GIVEN REQUEST:
Pull out every line below holding the word "code".

MATERIALS PROVIDED:
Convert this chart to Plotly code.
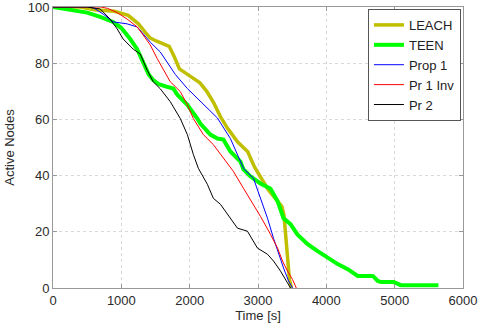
import plotly.graph_objects as go

# ---- data ----
leach_t = [0, 400, 600, 900, 1100, 1250, 1350, 1420, 1500, 1700, 1780, 1850, 2000, 2150, 2250,
           2350, 2450, 2550, 2700, 2850, 2950, 3050, 3150, 3250, 3350, 3380, 3400, 3430, 3460, 3490]
leach_n = [100, 100, 99, 98.5, 97, 94, 91, 89, 88, 86, 82, 78, 75.5, 73, 70,
           66, 61, 57, 52, 48.5, 43, 39, 35, 32, 29, 26, 20, 10, 3, 0]

teen_t = [0, 300, 500, 690, 880, 1000, 1085, 1130, 1232, 1320, 1400, 1467, 1550, 1672, 1760,
          1819, 1966, 2112, 2156, 2303, 2406, 2494, 2596, 2743, 2787, 2890, 3036, 3183, 3286,
          3374, 3476, 3579, 3726, 3873, 4019, 4166, 4313, 4459, 4680, 4753, 4800, 4987, 5090, 5640]
teen_n = [100, 99, 98, 96.5, 94.7, 92.5, 90, 88.6, 85, 80, 76, 74, 72.5, 71.6, 71,
          68.8, 65.2, 60.3, 58.5, 54.6, 53.2, 52.8, 48.6, 45, 42.2, 39.7, 37.2, 35.3, 30.9,
          24.8, 22.7, 19, 15.6, 13.1, 10.6, 8.5, 6.7, 4.3, 4.3, 2.5, 2.1, 2.1, 1, 1]

prop1_t = [0, 500, 600, 733, 880, 1085, 1232, 1320, 1423, 1570, 1672, 1790, 1966, 2156, 2406,
           2596, 2699, 2787, 2934, 3036, 3139, 3227, 3300, 3374, 3447, 3506]
prop1_n = [100, 100, 99.6, 97.5, 94.7, 94, 92.9, 90.5, 87.5, 84, 80.5, 76, 71, 66.5, 60.5,
           53.2, 47.5, 42.6, 39, 31.9, 24.8, 17.7, 12, 7.1, 2.5, 0]

pr1inv_t = [0, 700, 800, 940, 1085, 1232, 1320, 1423, 1526, 1614, 1716, 1863, 1966, 2054, 2200,
            2347, 2494, 2640, 2787, 2934, 3036, 3183, 3286, 3359, 3432, 3506, 3560]
pr1inv_n = [100, 100, 99.5, 98, 95.7, 92.9, 90, 86.5, 81.6, 78, 73.4, 69.9, 65.2, 60.3, 54.6,
            51, 46.1, 41.5, 35.5, 29.8, 25.5, 19.1, 14.2, 9.6, 6, 3, 0]

pr2_t = [0, 500, 690, 836, 939, 1027, 1174, 1276, 1379, 1467, 1570, 1716, 1863, 1966, 2054,
         2127, 2259, 2347, 2450, 2596, 2699, 2846, 2992, 3139, 3227, 3330, 3403, 3476]
pr2_n = [100, 100, 99.3, 95.7, 92.2, 88.6, 85, 83.3, 77.5, 73.4, 70.9, 66.3, 60.3, 54.6, 47.5,
         42.6, 36.9, 31.9, 29.8, 24.8, 21.3, 20.2, 14.2, 12, 9.6, 6, 3.2, 0]

x_ticks = [0, 1000, 2000, 3000, 4000, 5000, 6000]
y_ticks = [0, 20, 40, 60, 80, 100]

series = [
    ("LEACH", leach_t, leach_n, "#BFBF00", 3.5),
    ("TEEN", teen_t, teen_n, "#00FF00", 4),
    ("Prop 1", prop1_t, prop1_n, "#0000FF", 1),
    ("Pr 1 Inv", pr1inv_t, pr1inv_n, "#FF0000", 1),
    ("Pr 2", pr2_t, pr2_n, "#000000", 1),
]

fig = go.Figure()
for name, t, n, c, w in series:
    fig.add_trace(go.Scatter(x=t, y=n, mode="lines", name=name,
                             line=dict(color=c, width=w)))

font_family = "Liberation Sans, Arial, Helvetica, sans-serif"
axis_common = dict(
    showline=True, linecolor="#999999", linewidth=1, mirror="ticks",
    ticks="inside", ticklen=4, tickcolor="#999999",
    showgrid=True, gridcolor="#d9d9d9", griddash="dot", gridwidth=1,
    zeroline=False, ticklabeloverflow="allow",
    tickfont=dict(size=13, color="#2a2a2a", family=font_family),
)

fig.update_layout(
    width=480, height=323,
    margin=dict(l=53, r=17, t=7, b=35),
    paper_bgcolor="white", plot_bgcolor="white",
    font=dict(family=font_family, size=13, color="#2a2a2a"),
    xaxis=dict(range=[0, 6000], tickvals=x_ticks, ticktext=[str(v) for v in x_ticks],
               title=dict(text="Time [s]", standoff=2, font=dict(size=13)),
               automargin=False, **axis_common),
    yaxis=dict(range=[0, 100], tickvals=y_ticks, ticktext=[str(v) for v in y_ticks],
               title=dict(text="Active Nodes", standoff=10, font=dict(size=13)),
               automargin=False, **axis_common),
    legend=dict(x=0.995, y=0.993, xanchor="right", yanchor="top",
                bordercolor="#555555", borderwidth=1, bgcolor="white",
                font=dict(size=13, color="#222222"), tracegroupgap=0,
                itemwidth=30),
    showlegend=True,
)

fig.write_html("out.html")
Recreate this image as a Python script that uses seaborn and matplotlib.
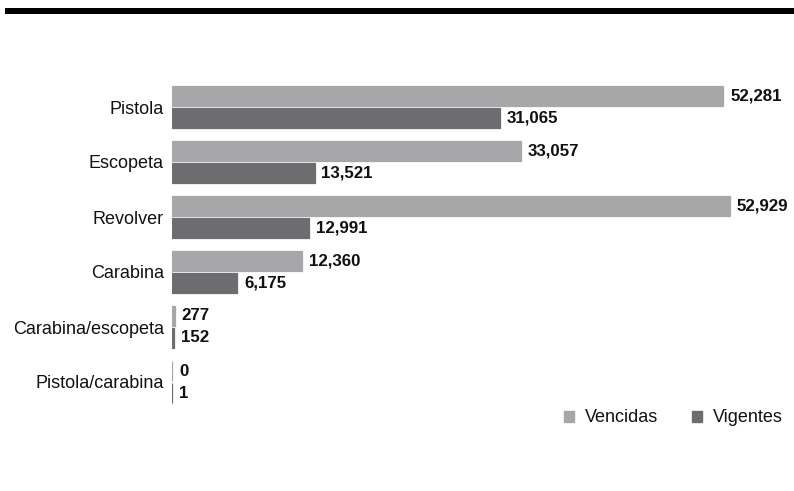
import matplotlib

matplotlib.use("Agg")

import matplotlib.pyplot as plt
import pandas as pd
import seaborn as sns
from matplotlib.patches import Rectangle

categories = ["Pistola", "Escopeta", "Revolver", "Carabina", "Carabina/escopeta", "Pistola/carabina"]
vencidas = [52281, 33057, 52929, 12360, 277, 0]
vigentes = [31065, 13521, 12991, 6175, 152, 1]
series = ["Vencidas", "Vigentes"]
colors = {"Vencidas": "#a7a7a9", "Vigentes": "#6d6d70"}


def main() -> None:
    sns.set_theme(style="white")
    plt.rcParams["font.family"] = ["Liberation Sans", "DejaVu Sans"]

    df = pd.DataFrame(
        {
            "Tipo": categories * 2,
            "Estado": [series[0]] * len(categories) + [series[1]] * len(categories),
            "Cantidad": vencidas + vigentes,
        }
    )

    fig = plt.figure(figsize=(7.94, 4.91), dpi=100)
    ax = fig.add_axes([172 / 794, 1 - 409.5 / 491, (780 - 172) / 794, 330 / 491])

    sns.barplot(
        data=df,
        y="Tipo",
        x="Cantidad",
        hue="Estado",
        order=categories,
        hue_order=series,
        palette=colors,
        orient="h",
        width=0.8,
        gap=0.1,
        linewidth=0.9,
        ax=ax,
        legend=False,
    )
    for container, name in zip(ax.containers, series):
        for bar in container:
            bar.set_edgecolor(colors[name])
        labels = [f"{v:,.0f}" for v in container.datavalues]
        ax.bar_label(container, labels=labels, padding=5, fontsize=12.2, fontweight="bold", color="#111111")

    ax.set_xlim(0, 52929 * 608 / 558)
    ax.set_ylim(5.5, -0.5)
    ax.set_xlabel("")
    ax.set_ylabel("")
    ax.set_xticks([])
    ax.tick_params(axis="y", length=0, pad=6, labelsize=13, labelcolor="#111111")
    sns.despine(ax=ax, left=True, bottom=True)

    handles = [Rectangle((0, 0), 1, 1, color=colors[s]) for s in series]
    fig.legend(
        handles,
        series,
        loc="center left",
        bbox_to_anchor=(564 / 794, 1 - 418 / 491),
        ncol=2,
        frameon=False,
        borderpad=0,
        borderaxespad=0,
        fontsize=13,
        labelcolor="#111111",
        handlelength=0.55,
        handleheight=0.55,
        handletextpad=0.6,
        columnspacing=1.9,
    )

    fig.add_artist(
        Rectangle((5 / 794, 1 - 14 / 491), 1, 6 / 491, transform=fig.transFigure, color="black", lw=0)
    )

    fig.savefig("out.png", dpi=100)
    plt.close(fig)


if __name__ == "__main__":
    main()
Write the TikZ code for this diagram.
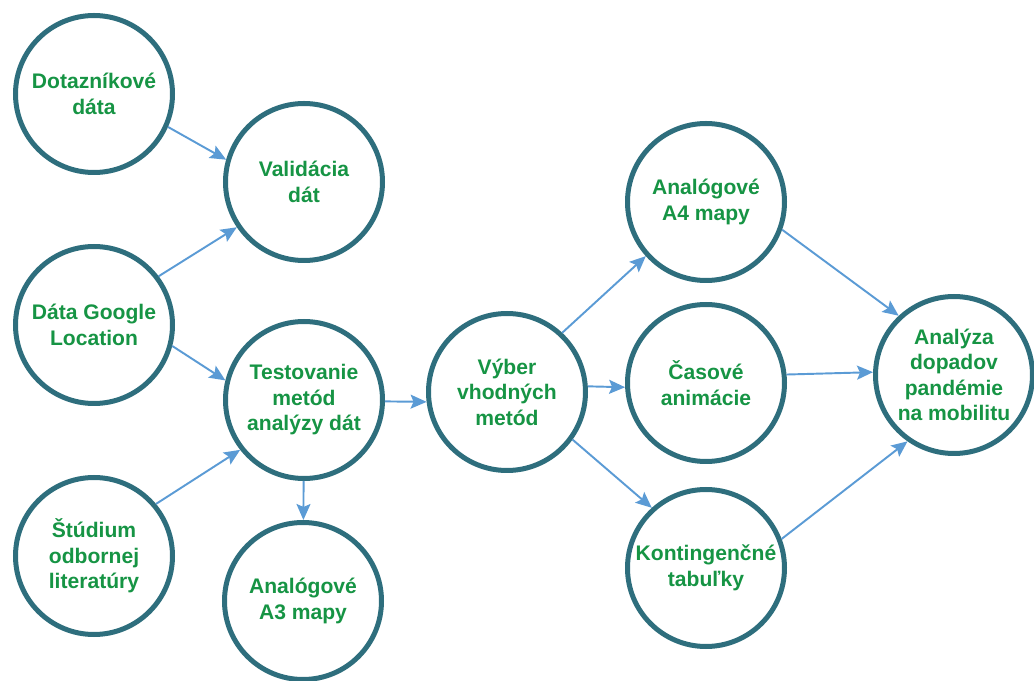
\documentclass[tikz,border=0pt]{standalone}
\usepackage{fontspec}
\setmainfont{Liberation Sans}
\usetikzlibrary{arrows.meta}
\definecolor{ringblue}{RGB}{46,110,125}
\definecolor{labelgreen}{RGB}{22,148,68}
\definecolor{flowblue}{RGB}{91,155,213}
\begin{document}
\begin{tikzpicture}[scale=0.2]
\tikzstyle{every node}+=[inner sep=0pt]
\tikzstyle{stage}=[circle, draw=ringblue, line width=0.1cm, minimum size=3.14cm, align=center, text=labelgreen, font=\bfseries\fontsize{12}{14.5}\selectfont]
\tikzstyle{flow}=[draw=flowblue, line width=1.1pt, -{Stealth[length=3.2mm,width=2.8mm,inset=0.6mm]}]
\useasboundingbox (0,0) rectangle (103.4,-68.1);
\node [stage] (dot) at (9.4,-9.4) {Dotazníkové\\dáta};
\node [stage] (val) at (30.4,-18.2) {Validácia\\dát};
\node [stage] (goo) at (9.4,-32.5) {Dáta Google\\Location};
\node [stage] (tes) at (30.4,-40) {Testovanie\\metód\\analýzy dát};
\node [stage] (stu) at (9.4,-55.6) {Štúdium\\odbornej\\literatúry};
\node [stage] (a3) at (30.3,-60.1) {Analógové\\A3 mapy};
\node [stage] (vyb) at (50.7,-39.2) {Výber\\vhodných\\metód};
\node [stage] (a4) at (70.6,-20.2) {Analógové\\A4 mapy};
\node [stage] (cas) at (70.6,-38.3) {Časové\\animácie};
\node [stage] (kon) at (70.6,-56.8) {Kontingenčné\\tabuľky};
\node [stage] (ana) at (95.4,-37.5) {Analýza\\dopadov\\pandémie\\na mobilitu};
\draw [flow] (dot.-24) -- (val.164);
\draw [flow] (goo.37) -- (val.-146);
\draw [flow] (goo.-15) -- (tes.166);
\draw [flow] (stu.40) -- (tes.-142);
\draw [flow] (tes) -- (a3);
\draw [flow] (tes.-1) -- (vyb.187);
\draw [flow] (vyb.47) -- (a4.-138);
\draw [flow] (vyb.4) -- (cas.183);
\draw [flow] (vyb.-36) -- (kon.132);
\draw [flow] (a4.-20) -- (ana.133);
\draw [flow] (cas.6) -- (ana.178);
\draw [flow] (kon.21) -- (ana.-125);
\end{tikzpicture}
\end{document}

RESULT OF THE EXERCISE:
Convert this chart to Plotly code.
Write the TikZ code for this diagram.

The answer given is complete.